I thought this piece was wonderfully ambitious. Mira's fear and her will to live were visceral. Her pride in the face of her humiliating powerlessness as activated in a deft and engaging way. But there were a few things that held "Bridesicle" back from being a really outstanding story.
McIntosh tied one hand behind his back by choosing to tell the story from Mira's severely limited perspective. But I think that with a little more imagination he could have used this limitation to his advantage. ("What year is it?" "2345." vs. "What year is it?" "Year? Year? Oh, how quaint!"). Instead, he just worked around it. More than a century goes by, but nothing significant changes in the outside world. The grandson's orange skin and futuristic garb were kind of a flaccid attempt to show that the times, they were a-changin' without making Mira and the men in her death actually comprehend the world in different ways. To paraphrase Steve Eley regarding Knights of the Old Republic, a civilization that doesn't change throughout the generations is kind of...leotarded.

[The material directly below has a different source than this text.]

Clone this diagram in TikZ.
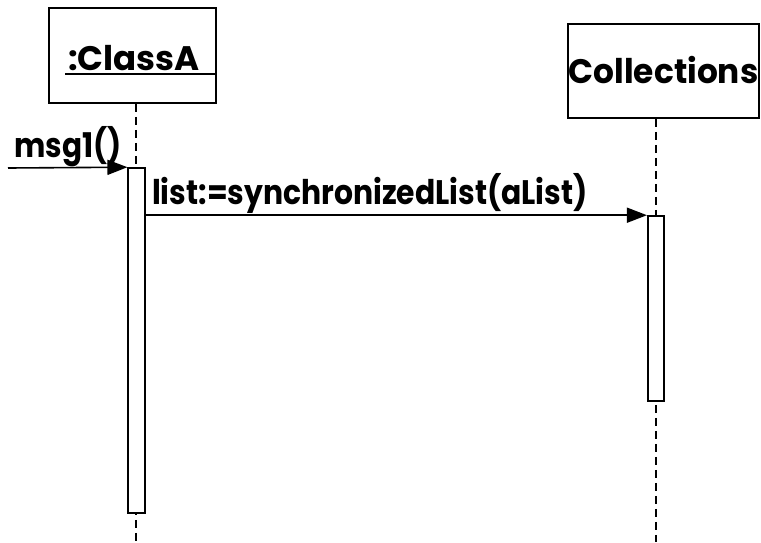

I could forgive the idea that language, laws, and relationships all remain stagnant over the one hundred plus years of Mira's death, except that the innovation of mental singularity seems like such a game changer. How would a century of this practice fail to utterly transform the nature of identity, individuality, and social hierarchy? How many votes would a man with 29 Hitchers get? What does a PhD in physics do when all the jobs are taken by people who've got twelve of them rattling around in their brains? After enough time, how would the Hitcherless ever hope to compete with the, um...Hitched...in anything that has to do with experience, wisdom or plain old knowledge?
It's not that I think the subject can't be tackled or that it can't be tackled in an approachable way. James Kelly's "Candy Art" had a very humorous take on the consequences of digitized consciousness, even though his spectral baby boomers made use of "puppets" rather than their offspring. I still remember laughing a little nervously at the narrator's inner monologue: "You don't die! You own everything, and you don't die!"
Long story short: I thought the mechanics of reviving people from premature deaths and how bodies are doomed to wear out were well established, but that the Hitchers aspect of the story just raised more questions than it helpfully answered. Maybe that sounds picky, but sci-fi is not a buffet table.